The open-source model landscape is exploding, making it hard to choose the right model. To help you cut through the noise, Fireworks AI is sharing real-world benchmarks on recent model releases based on tasks we've seen in production. Our initial findings show Qwen Instruct excels at knowledge-heavy tasks, Qwen3 Coder is a strong contender for simple tool-use, and Claude Sonnet 4 remains the leader for complex, multi-step agentic workflows.
Dozens of new open-source models have been released in the past few weeks alone. While this rapid innovation is exciting, it creates a significant challenge for developers and businesses: which model is actually the best for your specific use case?
All models claim to top the latest benchmarks but how do the models actually perform on real-world tasks, like classifying customer support tickets, powering an e-commerce search, or running a complex agent? At Fireworks, our goal is to help customers deploy the best possible model for their job, without the guesswork.
To provide clarity, we’re starting to build a Fireworks Real-World Leaderboard.
Instead of focusing on broad academic benchmarks, our leaderboard evaluates models on targeted, vertical-specific tasks that mirror the real use cases we've seen customers ask most frequently about. This helps you see how models perform on tasks you actually care about.
While we'd love for you to use open models for all your tasks, we recognize that the best model is specific to your preferences and task. Sometimes, the best model might be closed source and sometimes it may be open-source. Regardless of your task, we want you to be able to confidently and easily choose the best model.

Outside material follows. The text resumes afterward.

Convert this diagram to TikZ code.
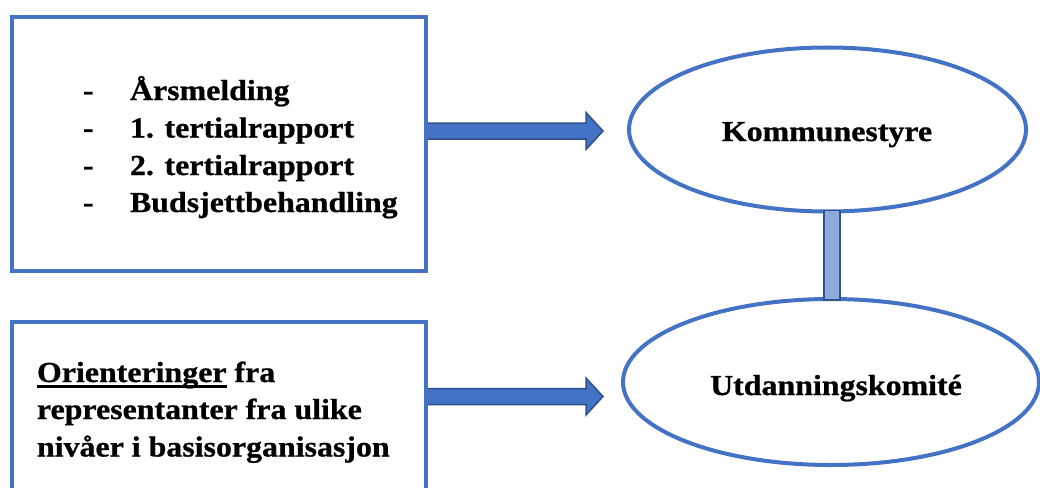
\documentclass[tikz,border=0pt]{standalone}
\usepackage{fontspec}
\setmainfont{Liberation Serif}[FakeStretch=1.1,BoldFeatures={FakeBold=0.8}]
\usetikzlibrary{shapes.geometric,calc}
\definecolor{wblue}{HTML}{4472C4}
\definecolor{wdark}{HTML}{2F528F}
\definecolor{wlight}{HTML}{8FAADC}
\tikzset{
  boxstyle/.style={draw=wblue,line width=4pt,fill=white,rectangle,inner sep=0pt,outer sep=0pt},
  ellstyle/.style={draw=wblue,line width=4pt,fill=white,ellipse,inner sep=0pt,outer sep=0pt},
  txt/.style={font=\fontsize{29}{37.3}\selectfont\bfseries,inner sep=0pt,outer sep=0pt,anchor=base west},
  ctxt/.style={font=\fontsize{29}{37.3}\selectfont\bfseries,inner sep=0pt,outer sep=0pt,anchor=base},
  blockarrow/.style={fill=wblue,draw=wdark,line width=1.5pt,line join=miter},
  linkbar/.style={fill=wlight,draw=wdark,line width=1.5pt}
}
\newlength{\myulw}
\newcommand{\thickul}[1]{\settowidth{\myulw}{#1}\rlap{\rule[-6.3pt]{\myulw}{3pt}}#1}
\newcommand{\barrow}[2]{%
  \draw[blockarrow] ($(#1)+(0,-8)$) -- ($(#2)+(-17,-8)$) -- ($(#2)+(-17,-18.5)$) -- (#2)
    -- ($(#2)+(-17,18.5)$) -- ($(#2)+(-17,8)$) -- ($(#1)+(0,8)$) -- cycle;}
\begin{document}
\begin{tikzpicture}[x=1pt,y=-1pt]
\useasboundingbox (0,0) rectangle (1040,487);
\clip (0,0) rectangle (1040,487);

% arrow end points
\coordinate (a1s) at (427,131);
\coordinate (a1e) at (603,131);
\coordinate (a2s) at (427,396.5);
\coordinate (a2e) at (603,396.5);
\barrow{a1s}{a1e}
\barrow{a2s}{a2e}

% boxes
\node[boxstyle,minimum width=414pt,minimum height=254pt] (top) at (219,144) {};
\node[boxstyle,minimum width=414pt,minimum height=220pt] (bot) at (219,432) {};

% ellipses
\node[ellstyle,minimum width=397pt,minimum height=164pt] (kom) at (827.5,129.5) {};
\node[ellstyle,minimum width=416pt,minimum height=166pt] (utd) at (831,382) {};

% link bar between ellipses
\draw[linkbar] ([xshift=-3.5pt,yshift=1pt]kom.south) rectangle ([xshift=9pt,yshift=-1pt]utd.north);

% texts of the upper box
\node[txt] (d1) at (83,100) {-};
\node[txt] (t1) at (130,100) {Årsmelding};
\node[txt] (d2) at (83,137.5) {-};
\node[txt] (t2) at (130,137.5) {1. tertialrapport};
\node[txt] (d3) at (83,175) {-};
\node[txt] (t3) at (130,175) {2. tertialrapport};
\node[txt] (d4) at (83,212) {-};
\node[txt] (t4) at (130,212) {Budsjettbehandling};

% texts of the lower box
\node[txt] (o1) at (37,382) {\thickul{Orienteringer} fra};
\node[txt] (o2) at (37,419) {representanter fra ulike};
\node[txt] (o3) at (37,456.5) {nivåer i basisorganisasjon};

% ellipse labels
\node[ctxt] (komtxt) at (827,141) {Kommunestyre};
\node[ctxt] (utdtxt) at (836,395) {Utdanningskomité};
\end{tikzpicture}
\end{document}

Here’s our initial take on where open-source models shine and where there's still room to grow.
For tasks that are heavy on world knowledge, classification, or ranking, we see the new Qwen Instruct model outperforming even proprietary models like GPT-4.1 and O4 mini. Its strong performance is directly correlated with its high score on SimpleQA, a benchmark that measures a model's ability to answer fact-based questions.

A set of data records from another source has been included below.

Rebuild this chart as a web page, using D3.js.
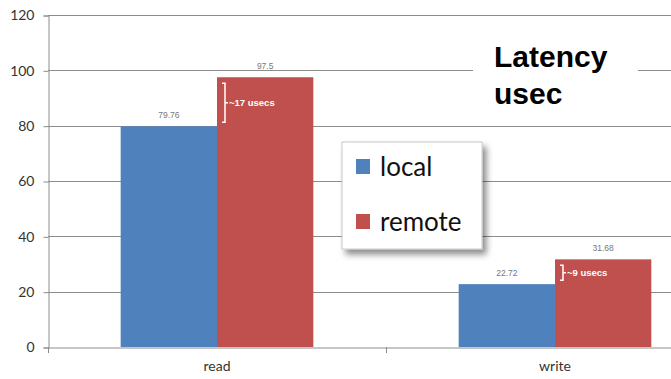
<!DOCTYPE html>
<html>
<head>
<meta charset="utf-8">
<script src="https://cdn.jsdelivr.net/npm/d3@7"></script>
<style>
  html, body { margin: 0; padding: 0; background: #fff; }
  svg { display: block; }
</style>
</head>
<body>
<svg id="chart" width="671" height="379"></svg>
<script>
// Latency per operation, microseconds
const categories = ["read", "write"];
const seriesNames = ["local", "remote"];
const localValues = [79.76, 22.72];
const remoteValues = [97.5, 31.68];
const yTicks = [0, 20, 40, 60, 80, 100, 120];
const gapNotes = ["~17 usecs", "~9 usecs"];
const colors = ["#4F81BD", "#C0504D"];

const svg = d3.select("#chart");
const font = "Lato, 'Open Sans', sans-serif";

const x = d3.scaleBand().domain(categories).range([48, 724]).paddingInner(0).paddingOuter(0);
const y = d3.scaleLinear().domain([0, 120]).range([347, 15]);
const groupFrac = 0.57;

// Gridlines
svg.append("g").selectAll("line").data(yTicks.slice(1)).join("line")
  .attr("x1", 48).attr("x2", 671)
  .attr("y1", d => Math.round(y(d)) + 0.5).attr("y2", d => Math.round(y(d)) + 0.5)
  .attr("stroke", "#8c8c8c").attr("stroke-width", 1);

// Y axis
const yAxis = d3.axisLeft(y).tickValues(yTicks).tickSize(5).tickPadding(9);
const gy = svg.append("g").attr("transform", "translate(48.5,0.5)").call(yAxis);
gy.select(".domain").attr("stroke", "#8c8c8c");
gy.selectAll(".tick line").attr("stroke", "#8c8c8c");
gy.selectAll(".tick text").attr("font-family", font).attr("font-size", 14).attr("fill", "#333");

// X axis
const xAxis = d3.axisBottom(x).tickSize(0).tickPadding(14);
const gx = svg.append("g").attr("transform", "translate(0,347.5)").call(xAxis);
gx.select(".domain").attr("stroke", "#8c8c8c");
gx.selectAll(".tick text").attr("font-family", font).attr("font-size", 14).attr("fill", "#333");
// Category separators
svg.append("g").selectAll("line").data(categories).join("line")
  .attr("x1", d => Math.round(x(d)) + 0.5).attr("x2", d => Math.round(x(d)) + 0.5)
  .attr("y1", 347).attr("y2", 353)
  .attr("stroke", "#8c8c8c");

// Bars
const barW = x.bandwidth() * groupFrac / 2;
const rows = categories.map((c, i) => ({ cat: c, vals: [localValues[i], remoteValues[i]] }));
const bars = [];
rows.forEach(r => r.vals.forEach((v, s) => bars.push({ cat: r.cat, s, v })));
const bx = d => x(d.cat) + x.bandwidth() / 2 + (d.s - 1) * barW;

svg.append("g").selectAll("rect").data(bars).join("rect")
  .attr("x", bx).attr("width", barW)
  .attr("y", d => y(d.v)).attr("height", d => y(0) - y(d.v))
  .attr("fill", d => colors[d.s]);

// Value labels
svg.append("g").selectAll("text").data(bars).join("text")
  .attr("x", d => bx(d) + barW / 2)
  .attr("y", d => y(d.v) - 8)
  .attr("text-anchor", "middle")
  .attr("font-family", "'Liberation Sans', Arial, sans-serif")
  .attr("font-size", 8.5)
  .attr("fill", "#777")
  .text(d => d.v);

// Braces marking the remote-vs-local gap
rows.forEach((r, i) => {
  const x0 = x(r.cat) + x.bandwidth() / 2 + 5;
  const top = y(r.vals[1]) + 6;
  const bot = y(r.vals[0]) - 4;
  const mid = (top + bot) / 2;
  const g = svg.append("g");
  g.append("path")
    .attr("d", `M${x0},${top} L${x0 + 3},${top} L${x0 + 3},${bot} L${x0},${bot} M${x0 + 3},${mid} L${x0 + 6},${mid}`)
    .attr("fill", "none").attr("stroke", "#fff").attr("stroke-width", 1.5);
  g.append("text")
    .attr("x", x0 + 7).attr("y", mid + 3.5)
    .attr("font-family", "'Liberation Sans', Arial, sans-serif")
    .attr("font-size", 9.5).attr("font-weight", "bold")
    .attr("fill", "#fff")
    .text(gapNotes[i]);
});

// Title
const title = svg.append("g");
title.append("rect").attr("x", 473).attr("y", 30).attr("width", 165).attr("height", 82).attr("fill", "#fff");
title.append("text").attr("x", 494).attr("y", 67)
  .attr("font-family", "'Liberation Sans', Arial, sans-serif")
  .attr("font-size", 30).attr("font-weight", "bold").attr("fill", "#000")
  .text("Latency");
title.append("text").attr("x", 494).attr("y", 104)
  .attr("font-family", "'Liberation Sans', Arial, sans-serif")
  .attr("font-size", 30).attr("font-weight", "bold").attr("fill", "#000")
  .text("usec");

// Legend with drop shadow
const defs = svg.append("defs");
const f = defs.append("filter").attr("id", "shadow").attr("x", "-20%").attr("y", "-20%").attr("width", "150%").attr("height", "150%");
f.append("feDropShadow").attr("dx", 4).attr("dy", 5).attr("stdDeviation", 3).attr("flood-color", "#000").attr("flood-opacity", 0.45);

const legend = svg.append("g").attr("transform", "translate(342,142)");
legend.append("rect").attr("width", 140).attr("height", 107)
  .attr("fill", "#fff").attr("stroke", "#c8c8c8").attr("filter", "url(#shadow)");
seriesNames.forEach((n, i) => {
  const yy = 25 + i * 55;
  legend.append("rect").attr("x", 14).attr("y", yy - 8).attr("width", 14).attr("height", 15).attr("fill", colors[i]);
  legend.append("text").attr("x", 38).attr("y", yy + 9)
    .attr("font-family", font).attr("font-size", 26).attr("fill", "#111")
    .text(n);
});
</script>
</body>
</html>
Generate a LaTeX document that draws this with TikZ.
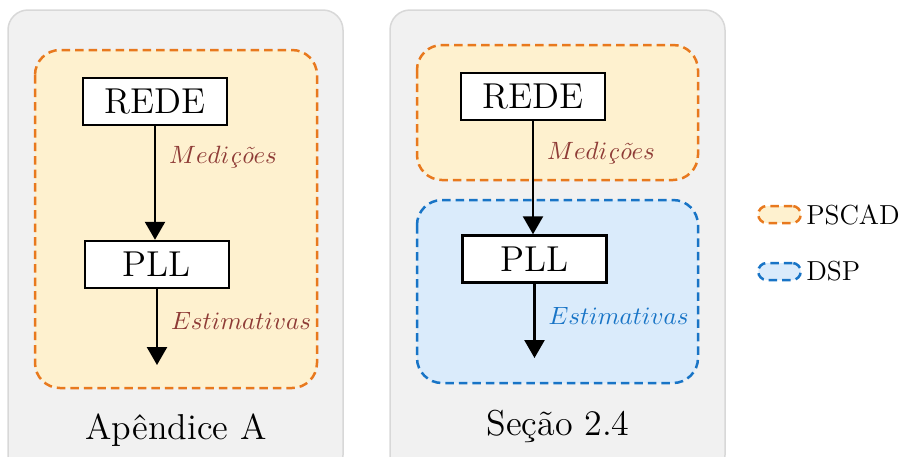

Recommendation: If your application relies on factual accuracy and knowledge retrieval, Qwen Instruct is an exceptional choice.
Model | Score |
---|---|
qwen3_235b_a22b_instruct | 0.7576530612 |
qwen3_coder_480b_a35b_instruct | 0.7474489796 |
qwen3_235b_a22b_thinking_2507 | 0.7389455782 |
o4_mini | 0.7261904762 |
gpt_4_1 | 0.6794217687 |
kimi_k2_instruct | 0.6760204082 |
In simple tool-calling scenarios, such as those found in e-commerce applications (e.g., "find black shoes in size 10"), Qwen3 Coder is neck-and-neck with GPT-4.1. It provides a powerful and cost-effective alternative right out of the box, demonstrating that OSS models are highly competitive for structured, single-turn tasks.

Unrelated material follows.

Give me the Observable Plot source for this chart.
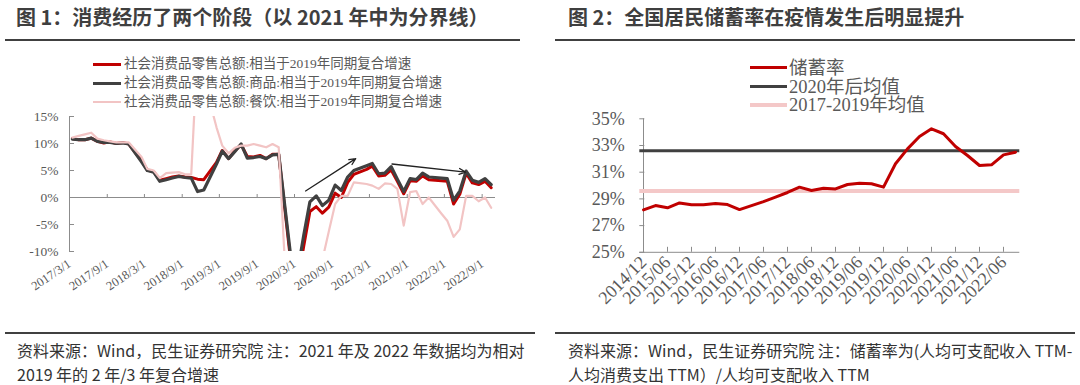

Recommendation: For straightforward tool-use and function-calling, Qwen3 Coder is a top-tier open-source alternative.
Model | Score |
---|---|
gpt_4_1 | 0.91 |
qwen3_coder_480b_a35b_instruct | 0.862 |
qwen3_235b_a22b_instruct | 0.836 |
qwen3_235b_a22b_thinking_2507 | 0.8176666667 |
kimi_k2_instruct | 0.654 |
Open models don't always win in our benchmarks. When it comes to complex instruction following and multi-tool use—where world knowledge, reasoning, and tool calling are all required simultaneously—we still see Claude Sonnet 4 as the hands-down leader. These sophisticated, agentic workflows require a level of nuanced understanding that proprietary models currently handle best.
Recommendation: For complex agents that require multi-step reasoning and tool orchestration, Claude Sonnet 4 remains the leading choice. Amongst the OSS models
Model | Elo Rating |
---|---|
claude_sonnet_4_20250514 | 1000 |
qwen3_235b_a22b_thinking_2507 | 941 |
gpt-4.1-2025-04-14 | 917 |
kimi_k2_instruct | 825 |
qwen3-coder-480b-a35b-instruct | 790 |
qwen3_235b_a22b_instruct_2507 | 739 |
We find OpenHands 100 turn SWE-bench to be a great representative benchmark for production coding, and Qwen3 Coder comes closest to Sonnet
These insights are just the beginning. Let us know where more data or benchmarking would be helpful for you. The open-source community is moving faster than ever, and we'll be continuously building out benchmarks with new models and tasks.